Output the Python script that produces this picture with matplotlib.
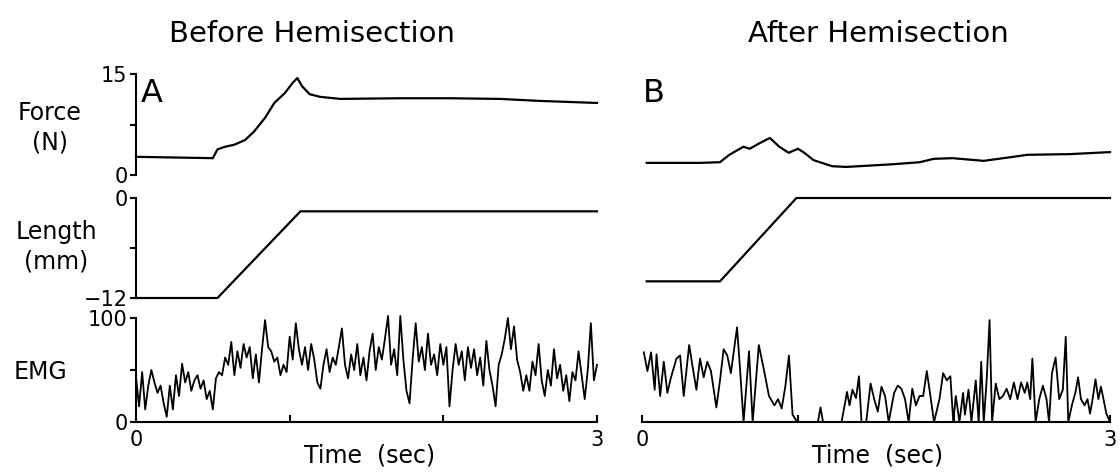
import matplotlib
matplotlib.use("Agg")
import matplotlib.pyplot as plt

# ---- data ----
force_a_t = [0.0, 0.50, 0.53, 0.58, 0.64, 0.71, 0.77, 0.84, 0.90, 0.97, 1.02, 1.05,
             1.08, 1.13, 1.20, 1.33, 1.72, 2.04, 2.37, 2.63, 3.0]
force_a = [2.7, 2.5, 3.8, 4.2, 4.5, 5.2, 6.5, 8.5, 10.7, 12.2, 13.7, 14.4,
           13.2, 12.0, 11.6, 11.3, 11.4, 11.4, 11.3, 11.0, 10.7]

force_b_t = [0.03, 0.37, 0.50, 0.56, 0.65, 0.69, 0.76, 0.82, 0.88, 0.94, 1.00, 1.04,
             1.10, 1.22, 1.31, 1.61, 1.78, 1.87, 1.99, 2.19, 2.38, 2.47, 2.74, 3.0]
force_b = [1.8, 1.8, 1.9, 3.0, 4.2, 3.9, 4.8, 5.5, 4.2, 3.3, 3.9, 3.3,
           2.2, 1.3, 1.2, 1.6, 1.9, 2.4, 2.5, 2.1, 2.7, 3.0, 3.1, 3.4]

length_a_t = [0.0, 0.53, 1.07, 3.0]
length_a = [-12, -12, -1.6, -1.6]
length_b_t = [0.03, 0.50, 0.99, 3.0]
length_b = [-10.0, -10.0, 0.0, 0.0]

emg_a_t = [i * 0.02 for i in range(151)]
emg_a = [43, 15, 48, 12, 35, 50, 38, 28, 35, 18, 5, 35, 12, 45, 25, 56, 38, 48, 30, 40,
         45, 32, 40, 22, 30, 12, 42, 48, 45, 62, 55, 77, 45, 68, 52, 75, 62, 72, 42, 65,
         38, 70, 98, 72, 68, 58, 62, 45, 55, 48, 82, 60, 95, 70, 55, 72, 50, 75, 60, 38,
         32, 55, 70, 48, 62, 55, 72, 90, 55, 42, 65, 50, 75, 45, 62, 40, 68, 85, 50, 72,
         60, 80, 102, 55, 70, 45, 102, 60, 30, 18, 60, 95, 58, 72, 50, 85, 55, 65, 45, 75,
         55, 72, 15, 50, 75, 55, 68, 40, 72, 52, 70, 45, 62, 35, 78, 50, 35, 15, 55, 65,
         80, 100, 70, 92, 60, 48, 30, 45, 30, 58, 45, 75, 40, 25, 50, 35, 70, 42, 55, 30,
         45, 20, 48, 40, 68, 45, 22, 50, 95, 40, 55]

emg_b_x = [255, 265, 275, 285, 290, 300, 310, 320, 330, 345, 355, 365, 380, 390, 400,
           410, 420, 430, 440, 455, 465, 475, 485, 495, 505, 512, 520, 530, 545, 555,
           572, 585, 600, 615, 625, 635, 645, 655, 665, 678, 735, 742, 749, 800, 810,
           815, 822, 830, 840, 848, 855, 868, 880, 890, 900, 910, 920, 930, 945, 955,
           965, 975, 985, 995, 1005, 1015, 1025, 1035, 1045, 1055, 1070, 1080, 1090, 1100,
           1108, 1115, 1125, 1135, 1140, 1150, 1158, 1170, 1178, 1185, 1192, 1200, 1208,
           1215, 1225, 1235, 1245, 1255, 1265, 1275, 1285, 1295, 1305, 1312, 1320, 1326,
           1335, 1345, 1355, 1365, 1372, 1380, 1390, 1400, 1410, 1418, 1425, 1435, 1445,
           1452, 1460, 1470, 1478, 1485, 1492, 1500, 1508, 1515, 1522, 1530, 1540]
emg_b = [67, 49, 67, 31, 65, 25, 58, 28, 43, 61, 64, 25, 74, 52, 31,
         61, 43, 58, 49, 14, 40, 70, 64, 47, 73, 91, 52, 0, 68, 0,
         74, 52, 25, 16, 22, 13, 34, 64, 7, 0, 0, 14, 0, 0, 19,
         29, 16, 31, 23, 44, 0, 0, 37, 22, 10, 34, 25, 0, 28, 35,
         32, 22, 0, 32, 16, 25, 25, 49, 25, 0, 22, 47, 40, 44,
         0, 25, 0, 28, 7, 31, 0, 40, 0, 58, 0, 40, 98,
         0, 37, 22, 25, 32, 22, 38, 22, 38, 28, 38, 22, 61,
         0, 22, 35, 22, 0, 47, 62, 22, 31, 82, 0, 16, 29,
         43, 22, 16, 22, 8, 22, 41, 22, 34, 22, 8, 0]
emg_b_t = [(x - 250) / 430 for x in emg_b_x]

W, H = 1120, 472
fig = plt.figure(figsize=(W / 100, H / 100), dpi=100)
plt.rcParams['font.family'] = ['DejaVu Sans']


def rect(x0, x1, ytop, ybot):
    return [x0 / W, 1 - ybot / H, (x1 - x0) / W, (ybot - ytop) / H]


def ftext(x, y, s, **kw):
    fig.text(x / W, 1 - y / H, s, **kw)


lw = 1.6
rows = [(74, 175, (0, 15), [0, 7.5, 15], ['0', '', '15']),
        (198, 298, (-12, 0), [-12, -6, 0], ['\u221212', '', '0']),
        (318, 422, (0, 100), [0, 50, 100], ['0', '', '100'])]

left = [fig.add_axes(rect(136, 597, r[0], r[1])) for r in rows]
right = [fig.add_axes(rect(642, 1110, r[0], r[1])) for r in rows]

for ax, r in zip(left, rows):
    ax.set_xlim(0, 3)
    ax.set_ylim(*r[2])
    for s in ['top', 'right', 'bottom']:
        ax.spines[s].set_visible(False)
    ax.spines['left'].set_linewidth(1.5)
    ax.set_yticks(r[3])
    ax.set_yticklabels(r[4])
    ax.tick_params(axis='y', direction='out', length=4, width=1.5, pad=2, labelsize=15)
    ax.set_xticks([])

for ax, r in zip(right, rows):
    ax.set_xlim(0, 3)
    ax.set_ylim(*r[2])
    for s in ax.spines.values():
        s.set_visible(False)
    ax.set_xticks([])
    ax.set_yticks([])

for ax in (left[2], right[2]):
    ax.spines['bottom'].set_visible(True)
    ax.spines['bottom'].set_linewidth(1.5)
    ax.set_xticks([0, 1, 2, 3])
    ax.set_xticklabels(['0', '', '', '3'])
    ax.tick_params(axis='x', direction='in', length=5, width=1.5, pad=6, labelsize=15)

kw = dict(color='black', lw=lw, clip_on=False)
left[0].plot(force_a_t, force_a, **kw)
left[1].plot(length_a_t, length_a, **kw)
left[2].plot(emg_a_t, emg_a, lw=1.3, color='black', clip_on=False)
right[0].plot(force_b_t, force_b, **kw)
right[1].plot(length_b_t, length_b, **kw)
right[2].plot(emg_b_t, emg_b, lw=1.3, color='black', clip_on=False)

# titles, row labels, panel letters
ftext(312, 34, 'Before Hemisection', ha='center', va='center', fontsize=21)
ftext(878, 34, 'After Hemisection', ha='center', va='center', fontsize=21)
ftext(50, 128, 'Force\n(N)', ha='center', va='center', fontsize=17, linespacing=1.3)
ftext(56, 247, 'Length\n(mm)', ha='center', va='center', fontsize=17, linespacing=1.3)
ftext(40, 372, 'EMG', ha='center', va='center', fontsize=17)
ftext(152, 93, 'A', ha='center', va='center', fontsize=23)
ftext(654, 94, 'B', ha='center', va='center', fontsize=23)
ftext(370, 455, 'Time  (sec)', ha='center', va='center', fontsize=17)
ftext(878, 455, 'Time  (sec)', ha='center', va='center', fontsize=17)

fig.savefig('out.png', dpi=100)
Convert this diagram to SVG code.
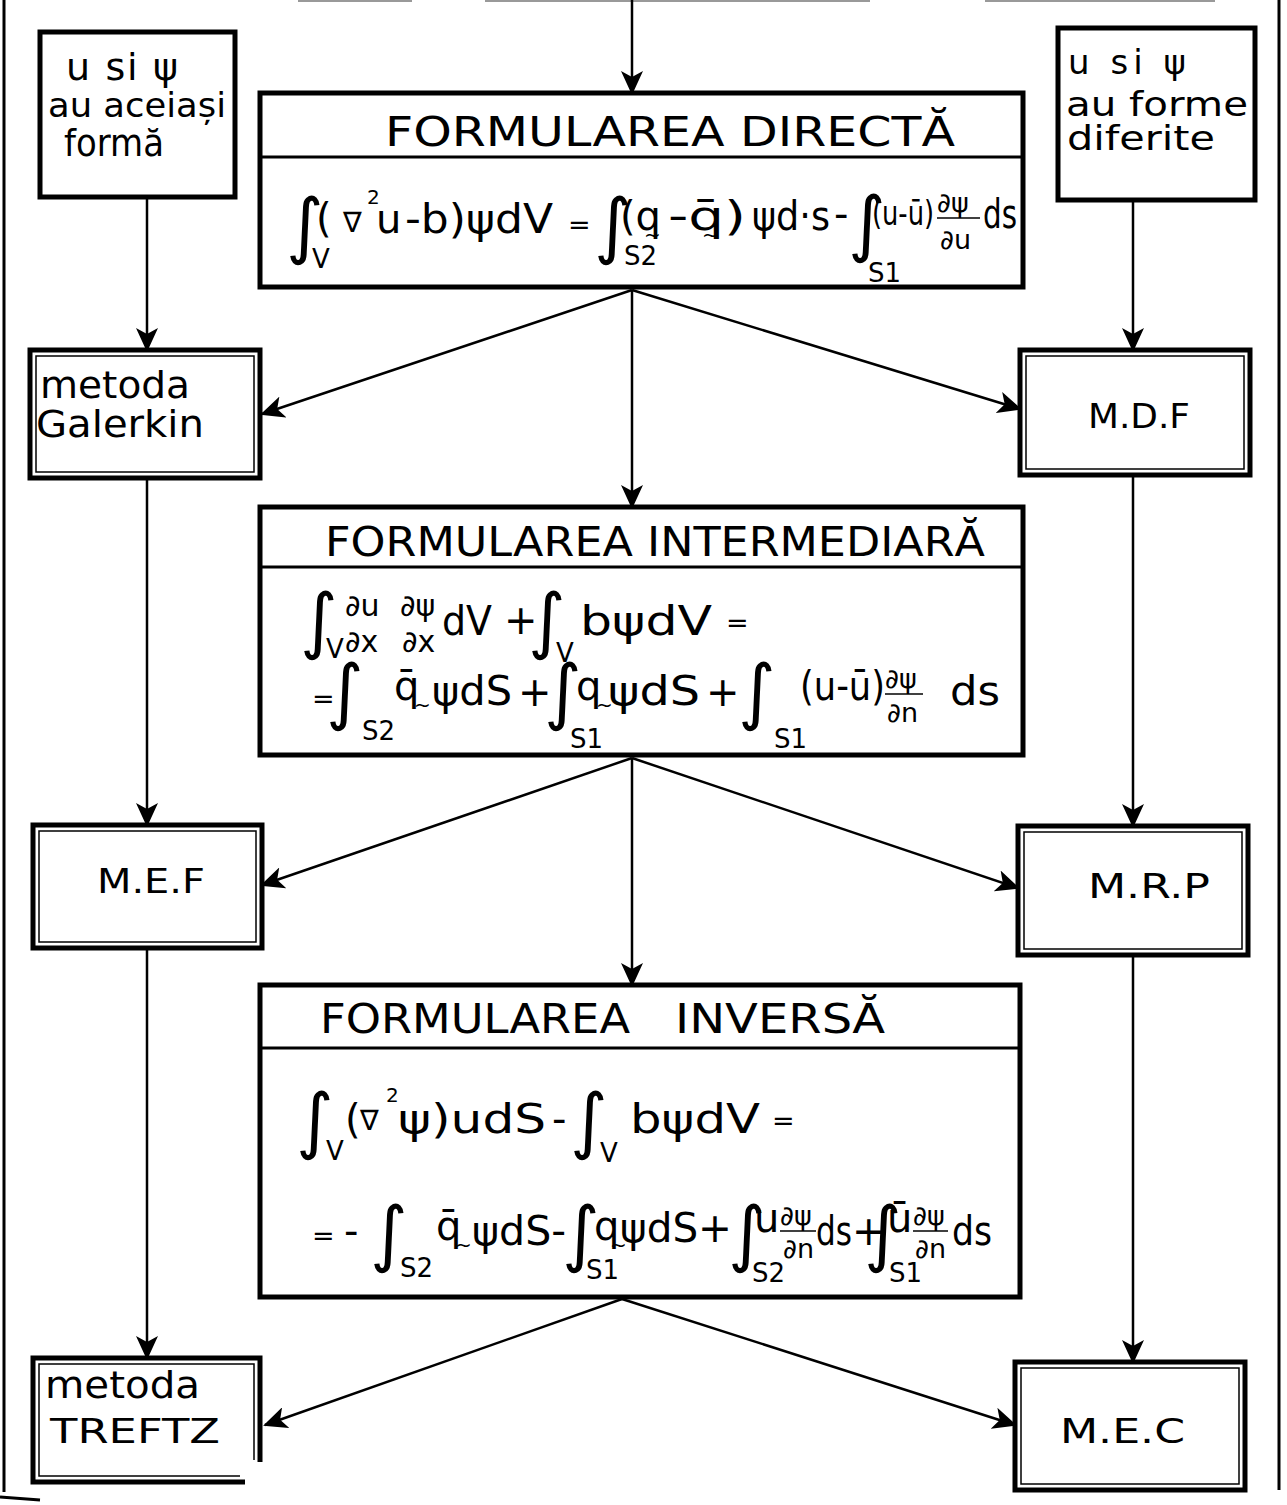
+===+
> **Task to carry out**: Copy the records exactly as they appear, excluding images.

> **Answer in full**:
Output the Python script that produces this picture with matplotlib.
import matplotlib
matplotlib.use("Agg")
import matplotlib.pyplot as plt

# ---- data ----
force_a_t = [0.0, 0.50, 0.53, 0.58, 0.64, 0.71, 0.77, 0.84, 0.90, 0.97, 1.02, 1.05,
             1.08, 1.13, 1.20, 1.33, 1.72, 2.04, 2.37, 2.63, 3.0]
force_a = [2.7, 2.5, 3.8, 4.2, 4.5, 5.2, 6.5, 8.5, 10.7, 12.2, 13.7, 14.4,
           13.2, 12.0, 11.6, 11.3, 11.4, 11.4, 11.3, 11.0, 10.7]

force_b_t = [0.03, 0.37, 0.50, 0.56, 0.65, 0.69, 0.76, 0.82, 0.88, 0.94, 1.00, 1.04,
             1.10, 1.22, 1.31, 1.61, 1.78, 1.87, 1.99, 2.19, 2.38, 2.47, 2.74, 3.0]
force_b = [1.8, 1.8, 1.9, 3.0, 4.2, 3.9, 4.8, 5.5, 4.2, 3.3, 3.9, 3.3,
           2.2, 1.3, 1.2, 1.6, 1.9, 2.4, 2.5, 2.1, 2.7, 3.0, 3.1, 3.4]

length_a_t = [0.0, 0.53, 1.07, 3.0]
length_a = [-12, -12, -1.6, -1.6]
length_b_t = [0.03, 0.50, 0.99, 3.0]
length_b = [-10.0, -10.0, 0.0, 0.0]

emg_a_t = [i * 0.02 for i in range(151)]
emg_a = [43, 15, 48, 12, 35, 50, 38, 28, 35, 18, 5, 35, 12, 45, 25, 56, 38, 48, 30, 40,
         45, 32, 40, 22, 30, 12, 42, 48, 45, 62, 55, 77, 45, 68, 52, 75, 62, 72, 42, 65,
         38, 70, 98, 72, 68, 58, 62, 45, 55, 48, 82, 60, 95, 70, 55, 72, 50, 75, 60, 38,
         32, 55, 70, 48, 62, 55, 72, 90, 55, 42, 65, 50, 75, 45, 62, 40, 68, 85, 50, 72,
         60, 80, 102, 55, 70, 45, 102, 60, 30, 18, 60, 95, 58, 72, 50, 85, 55, 65, 45, 75,
         55, 72, 15, 50, 75, 55, 68, 40, 72, 52, 70, 45, 62, 35, 78, 50, 35, 15, 55, 65,
         80, 100, 70, 92, 60, 48, 30, 45, 30, 58, 45, 75, 40, 25, 50, 35, 70, 42, 55, 30,
         45, 20, 48, 40, 68, 45, 22, 50, 95, 40, 55]

emg_b_x = [255, 265, 275, 285, 290, 300, 310, 320, 330, 345, 355, 365, 380, 390, 400,
           410, 420, 430, 440, 455, 465, 475, 485, 495, 505, 512, 520, 530, 545, 555,
           572, 585, 600, 615, 625, 635, 645, 655, 665, 678, 735, 742, 749, 800, 810,
           815, 822, 830, 840, 848, 855, 868, 880, 890, 900, 910, 920, 930, 945, 955,
           965, 975, 985, 995, 1005, 1015, 1025, 1035, 1045, 1055, 1070, 1080, 1090, 1100,
           1108, 1115, 1125, 1135, 1140, 1150, 1158, 1170, 1178, 1185, 1192, 1200, 1208,
           1215, 1225, 1235, 1245, 1255, 1265, 1275, 1285, 1295, 1305, 1312, 1320, 1326,
           1335, 1345, 1355, 1365, 1372, 1380, 1390, 1400, 1410, 1418, 1425, 1435, 1445,
           1452, 1460, 1470, 1478, 1485, 1492, 1500, 1508, 1515, 1522, 1530, 1540]
emg_b = [67, 49, 67, 31, 65, 25, 58, 28, 43, 61, 64, 25, 74, 52, 31,
         61, 43, 58, 49, 14, 40, 70, 64, 47, 73, 91, 52, 0, 68, 0,
         74, 52, 25, 16, 22, 13, 34, 64, 7, 0, 0, 14, 0, 0, 19,
         29, 16, 31, 23, 44, 0, 0, 37, 22, 10, 34, 25, 0, 28, 35,
         32, 22, 0, 32, 16, 25, 25, 49, 25, 0, 22, 47, 40, 44,
         0, 25, 0, 28, 7, 31, 0, 40, 0, 58, 0, 40, 98,
         0, 37, 22, 25, 32, 22, 38, 22, 38, 28, 38, 22, 61,
         0, 22, 35, 22, 0, 47, 62, 22, 31, 82, 0, 16, 29,
         43, 22, 16, 22, 8, 22, 41, 22, 34, 22, 8, 0]
emg_b_t = [(x - 250) / 430 for x in emg_b_x]

W, H = 1120, 472
fig = plt.figure(figsize=(W / 100, H / 100), dpi=100)
plt.rcParams['font.family'] = ['DejaVu Sans']


def rect(x0, x1, ytop, ybot):
    return [x0 / W, 1 - ybot / H, (x1 - x0) / W, (ybot - ytop) / H]


def ftext(x, y, s, **kw):
    fig.text(x / W, 1 - y / H, s, **kw)


lw = 1.6
rows = [(74, 175, (0, 15), [0, 7.5, 15], ['0', '', '15']),
        (198, 298, (-12, 0), [-12, -6, 0], ['\u221212', '', '0']),
        (318, 422, (0, 100), [0, 50, 100], ['0', '', '100'])]

left = [fig.add_axes(rect(136, 597, r[0], r[1])) for r in rows]
right = [fig.add_axes(rect(642, 1110, r[0], r[1])) for r in rows]

for ax, r in zip(left, rows):
    ax.set_xlim(0, 3)
    ax.set_ylim(*r[2])
    for s in ['top', 'right', 'bottom']:
        ax.spines[s].set_visible(False)
    ax.spines['left'].set_linewidth(1.5)
    ax.set_yticks(r[3])
    ax.set_yticklabels(r[4])
    ax.tick_params(axis='y', direction='out', length=4, width=1.5, pad=2, labelsize=15)
    ax.set_xticks([])

for ax, r in zip(right, rows):
    ax.set_xlim(0, 3)
    ax.set_ylim(*r[2])
    for s in ax.spines.values():
        s.set_visible(False)
    ax.set_xticks([])
    ax.set_yticks([])

for ax in (left[2], right[2]):
    ax.spines['bottom'].set_visible(True)
    ax.spines['bottom'].set_linewidth(1.5)
    ax.set_xticks([0, 1, 2, 3])
    ax.set_xticklabels(['0', '', '', '3'])
    ax.tick_params(axis='x', direction='in', length=5, width=1.5, pad=6, labelsize=15)

kw = dict(color='black', lw=lw, clip_on=False)
left[0].plot(force_a_t, force_a, **kw)
left[1].plot(length_a_t, length_a, **kw)
left[2].plot(emg_a_t, emg_a, lw=1.3, color='black', clip_on=False)
right[0].plot(force_b_t, force_b, **kw)
right[1].plot(length_b_t, length_b, **kw)
right[2].plot(emg_b_t, emg_b, lw=1.3, color='black', clip_on=False)

# titles, row labels, panel letters
ftext(312, 34, 'Before Hemisection', ha='center', va='center', fontsize=21)
ftext(878, 34, 'After Hemisection', ha='center', va='center', fontsize=21)
ftext(50, 128, 'Force\n(N)', ha='center', va='center', fontsize=17, linespacing=1.3)
ftext(56, 247, 'Length\n(mm)', ha='center', va='center', fontsize=17, linespacing=1.3)
ftext(40, 372, 'EMG', ha='center', va='center', fontsize=17)
ftext(152, 93, 'A', ha='center', va='center', fontsize=23)
ftext(654, 94, 'B', ha='center', va='center', fontsize=23)
ftext(370, 455, 'Time  (sec)', ha='center', va='center', fontsize=17)
ftext(878, 455, 'Time  (sec)', ha='center', va='center', fontsize=17)

fig.savefig('out.png', dpi=100)
Convert this diagram to SVG code.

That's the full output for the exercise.